Another reform in 1856 increased the civil pound from 467.711 g to 500.000 g (the German civil pound defined by the Zollverein), as a first step towards metrication. As a consequence the official apothecaries' pound was now 375.000 g, i.e. it was increased by 7%, and it was now very close to the troy standards. §4 of the law that introduced this reform said: "Further, a pharmaceutical weight deviating from the civil weight does not take place." But this paragraph was suspended until further notice.
The abolishment of the apothecaries' system meant that doctors' prescriptions had to take place in terms of the current civil weight: grammes and kilograms. This was considered unfeasible by many, and the state received numerous protests and asked for expertises. Nevertheless, by 1868 §4 of the earlier reform was finally put into force.
|1 Lb.||16 Unc.||128 Dr.||384 Scr.||7,000.00 Gr.|
|1 Unc.||8 Dr.||24 Scr.||437.50 Gr.|
|1 Dr.||3 Scr.||54.68 Gr.|
|1 Scr.||18.22 Gr.|
|480 g||30 g||4 g||1.3 g||70 mg|
Britain was initially involved in the development of the metric system, and the US was among the 17 initial signatories of the Metre Convention in 1875. Yet in spite of enthusiastic support for the new system by intellectuals such as Charles Dickens, these two countries were particularly slow to implement it.
To unify all weight systems used by apothecaries, the Irish pharmacopoeia of 1850 introduced a new variant of the apothecaries' system which subdivided a new apothecaries' pound of 12 avoirdupois ounces instead of the troy pound. To allow effective use of the new system, new weight pieces were produced. Since an avoirdupois ounce corresponds to 28.35 g, the proposed system was very similar to that in use in Portugal and Spain, and in some locations in Italy. But it would have doubled the value of the avoirdupois drachm (an existing unit, but by then only used for weighing silk). Therefore, it conflicted with other non-standard variations that were based on that nearly obsolete unit.

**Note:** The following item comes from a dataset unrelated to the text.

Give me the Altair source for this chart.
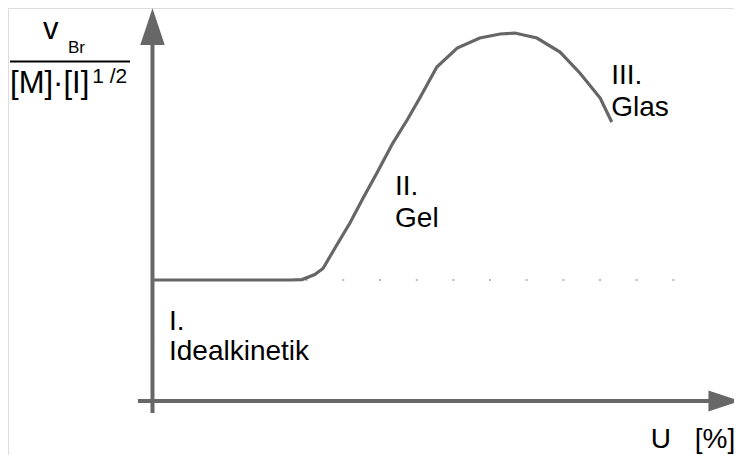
import altair as alt
import pandas as pd

# --- data (U in %, v in arbitrary units; flat ideal-kinetics level = 1) ---
curve_u = [0, 25.0, 27.2, 29.5, 31.0, 33.4, 35.9, 38.3, 40.8, 43.7, 46.3, 48.6,
           51.7, 55.4, 59.5, 63.2, 65.9, 69.9, 74.1, 77.7, 81.4, 83.5]
curve_v = [1.0, 1.0, 1.004, 1.045, 1.095, 1.281, 1.471, 1.678, 1.884, 2.132, 2.322, 2.504,
           2.760, 2.917, 3.0, 3.033, 3.041, 3.0, 2.884, 2.711, 2.504, 2.306]

ref_u = [27.85, 95.05]
ref_v = [1.0, 1.0]

label_text = ["I.", "Idealkinetik", "II.", "Gel", "III.", "Glas", "U", "[%]"]
label_u = [3.0, 3.0, 44.1, 44.1, 83.4, 83.4, 90.6, 98.6]
label_v = [0.591, 0.339, 1.702, 1.440, 2.620, 2.355, -0.385, -0.385]

XMIN, XMAX = -26.27, 105.73
YMIN, YMAX = -0.446, 3.248

xs = alt.Scale(domain=[XMIN, XMAX], nice=False, zero=False)
ys = alt.Scale(domain=[YMIN, YMAX], nice=False, zero=False)

GRAY = "#676767"

curve_df = pd.DataFrame({"u": curve_u, "v": curve_v, "o": range(len(curve_u))})
ref_df = pd.DataFrame({"u": [ref_u[0]], "u2": [ref_u[1]], "v": [ref_v[0]]})
lab_df = pd.DataFrame({"u": label_u, "v": label_v, "t": label_text})

X = lambda f: alt.X(f, type="quantitative", scale=xs, axis=None)
Y = lambda f: alt.Y(f, type="quantitative", scale=ys, axis=None)

# axes drawn as arrows
yaxis_df = pd.DataFrame({"u": [0.0], "v": [-0.099], "v2": [2.942]})
xaxis_df = pd.DataFrame({"u": [-2.64], "u2": [101.4], "v": [0.0]})
yarrow_df = pd.DataFrame({"u": [0.0], "v": [3.095]})
xarrow_df = pd.DataFrame({"u": [103.95], "v": [0.0]})

yaxis = alt.Chart(yaxis_df).mark_rule(color=GRAY, strokeWidth=4).encode(
    x=X("u"), y=Y("v"), y2="v2")
xaxis = alt.Chart(xaxis_df).mark_rule(color=GRAY, strokeWidth=4).encode(
    x=X("u"), x2="u2", y=Y("v"))
yarrow = alt.Chart(yarrow_df).mark_point(
    shape="M0,-1.5L1,1.5L-1,1.5Z", filled=True, opacity=1, color=GRAY, size=600
).encode(x=X("u"), y=Y("v"))
xarrow = alt.Chart(xarrow_df).mark_point(
    shape="M1.5,0L-1.5,-1L-1.5,1Z", filled=True, opacity=1, color=GRAY, size=441
).encode(x=X("u"), y=Y("v"))

dotted = alt.Chart(ref_df).mark_rule(
    color="#a0a0a0", strokeWidth=1.5, strokeDash=[2, 34.67]
).encode(x=X("u"), x2="u2", y=Y("v"))

curve = alt.Chart(curve_df).mark_line(color="#666666", strokeWidth=3.2).encode(
    x=X("u"), y=Y("v"), order="o")

labels = alt.Chart(lab_df).mark_text(
    align="left", baseline="alphabetic", font="Liberation Sans", fontSize=28, color="black"
).encode(x=X("u"), y=Y("v"), text="t")

# y-axis title as a fraction
frac_df = pd.DataFrame({"u": [-25.9], "u2": [-4.09], "v": [2.806]})
frac_line = alt.Chart(frac_df).mark_rule(color="black", strokeWidth=2).encode(
    x=X("u"), x2="u2", y=Y("v"))

ttl_text = ["v", "Br", "[M]·[I]", "1 /2"]
ttl_u = [-19.9, -15.36, -25.9, -10.95]
ttl_v = [2.99, 2.877, 2.545, 2.625]
ttl_size = [31, 17, 31, 21]
ttl_df = pd.DataFrame({"u": ttl_u, "v": ttl_v, "t": ttl_text, "s": ttl_size})
ttl = alt.Chart(ttl_df).mark_text(
    align="left", baseline="alphabetic", font="Liberation Sans", color="black"
).encode(x=X("u"), y=Y("v"), text="t",
         size=alt.Size("s", type="quantitative", scale=None, legend=None))

chart = alt.layer(
    dotted, curve, yaxis, xaxis, yarrow, xarrow, labels, frac_line, ttl
).properties(
    width=726, height=447, padding=0, autosize=alt.AutoSizeParams(type="none")
).configure_view(strokeWidth=0).configure(background="white")

chart.save("out.html", embed_options={"renderer": "svg", "actions": False})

The Irish proposal was not widely adopted, but British legislation, in the form of the Medicinals Act 1858, was more radical: it prescribed the use of the avoirdupois system for the United Kingdom (then including Ireland), with none of the traditional subdivisions. This innovation was first used in the united British pharmacopoeia of 1864. In practice the old apothecaries' system based on the troy pound was still widely used, however, until it was abolished by the Weights and Measures Act of 1976, since when it may only be used to measure precious metals and stones. (The troy pound had already been declared illegal for most other uses by the Weights and Measures Act of 1878.)
In the USA, the metric system replaced the apothecaries' system in the United States Pharmacopeia of 1971.